— TASK OBJECTIVE —
Return only what lies between the first line of the entries and the line containing "(capb) at (297,183)", both lines included.

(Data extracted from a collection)
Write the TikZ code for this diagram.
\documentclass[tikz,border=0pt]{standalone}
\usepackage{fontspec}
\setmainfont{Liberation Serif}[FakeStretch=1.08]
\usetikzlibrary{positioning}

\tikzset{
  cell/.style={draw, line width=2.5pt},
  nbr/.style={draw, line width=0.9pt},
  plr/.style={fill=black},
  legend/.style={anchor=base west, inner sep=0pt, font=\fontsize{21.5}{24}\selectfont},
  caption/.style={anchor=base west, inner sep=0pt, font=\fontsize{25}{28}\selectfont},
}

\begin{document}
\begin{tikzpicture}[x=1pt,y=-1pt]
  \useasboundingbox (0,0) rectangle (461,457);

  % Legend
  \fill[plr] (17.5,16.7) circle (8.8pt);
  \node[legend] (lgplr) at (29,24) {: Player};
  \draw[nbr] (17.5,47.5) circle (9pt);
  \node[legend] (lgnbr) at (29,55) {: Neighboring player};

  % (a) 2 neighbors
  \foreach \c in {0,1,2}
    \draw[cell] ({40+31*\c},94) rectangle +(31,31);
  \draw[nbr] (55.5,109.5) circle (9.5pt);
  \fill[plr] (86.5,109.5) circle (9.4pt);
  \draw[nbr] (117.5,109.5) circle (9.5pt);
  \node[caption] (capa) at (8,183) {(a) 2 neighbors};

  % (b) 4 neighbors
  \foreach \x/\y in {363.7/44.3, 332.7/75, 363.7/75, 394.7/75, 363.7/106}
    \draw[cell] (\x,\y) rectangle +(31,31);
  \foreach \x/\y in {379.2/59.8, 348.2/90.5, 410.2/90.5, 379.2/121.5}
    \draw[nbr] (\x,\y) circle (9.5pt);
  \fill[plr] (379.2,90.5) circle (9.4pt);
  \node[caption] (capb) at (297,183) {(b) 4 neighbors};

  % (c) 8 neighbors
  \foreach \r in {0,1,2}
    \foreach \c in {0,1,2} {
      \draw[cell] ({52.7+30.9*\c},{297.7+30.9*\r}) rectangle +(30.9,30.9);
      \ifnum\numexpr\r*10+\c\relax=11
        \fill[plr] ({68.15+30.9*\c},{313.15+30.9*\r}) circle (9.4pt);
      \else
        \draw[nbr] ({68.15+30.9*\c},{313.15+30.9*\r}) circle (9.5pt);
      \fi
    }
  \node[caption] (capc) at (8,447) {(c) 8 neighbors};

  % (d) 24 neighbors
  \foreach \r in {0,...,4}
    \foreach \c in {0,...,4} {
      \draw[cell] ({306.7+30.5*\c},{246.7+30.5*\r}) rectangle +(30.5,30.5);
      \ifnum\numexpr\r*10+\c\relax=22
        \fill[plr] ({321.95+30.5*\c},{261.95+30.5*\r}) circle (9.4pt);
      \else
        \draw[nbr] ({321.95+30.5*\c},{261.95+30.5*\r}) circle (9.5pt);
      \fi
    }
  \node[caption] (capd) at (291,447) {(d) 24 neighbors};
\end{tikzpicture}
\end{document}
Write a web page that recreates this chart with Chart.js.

— TASK OUTPUT —
Write the TikZ code for this diagram.
\documentclass[tikz,border=0pt]{standalone}
\usepackage{fontspec}
\setmainfont{Liberation Serif}[FakeStretch=1.08]
\usetikzlibrary{positioning}

\tikzset{
  cell/.style={draw, line width=2.5pt},
  nbr/.style={draw, line width=0.9pt},
  plr/.style={fill=black},
  legend/.style={anchor=base west, inner sep=0pt, font=\fontsize{21.5}{24}\selectfont},
  caption/.style={anchor=base west, inner sep=0pt, font=\fontsize{25}{28}\selectfont},
}

\begin{document}
\begin{tikzpicture}[x=1pt,y=-1pt]
  \useasboundingbox (0,0) rectangle (461,457);

  % Legend
  \fill[plr] (17.5,16.7) circle (8.8pt);
  \node[legend] (lgplr) at (29,24) {: Player};
  \draw[nbr] (17.5,47.5) circle (9pt);
  \node[legend] (lgnbr) at (29,55) {: Neighboring player};

  % (a) 2 neighbors
  \foreach \c in {0,1,2}
    \draw[cell] ({40+31*\c},94) rectangle +(31,31);
  \draw[nbr] (55.5,109.5) circle (9.5pt);
  \fill[plr] (86.5,109.5) circle (9.4pt);
  \draw[nbr] (117.5,109.5) circle (9.5pt);
  \node[caption] (capa) at (8,183) {(a) 2 neighbors};

  % (b) 4 neighbors
  \foreach \x/\y in {363.7/44.3, 332.7/75, 363.7/75, 394.7/75, 363.7/106}
    \draw[cell] (\x,\y) rectangle +(31,31);
  \foreach \x/\y in {379.2/59.8, 348.2/90.5, 410.2/90.5, 379.2/121.5}
    \draw[nbr] (\x,\y) circle (9.5pt);
  \fill[plr] (379.2,90.5) circle (9.4pt);
  \node[caption] (capb) at (297,183) {(b) 4 neighbors};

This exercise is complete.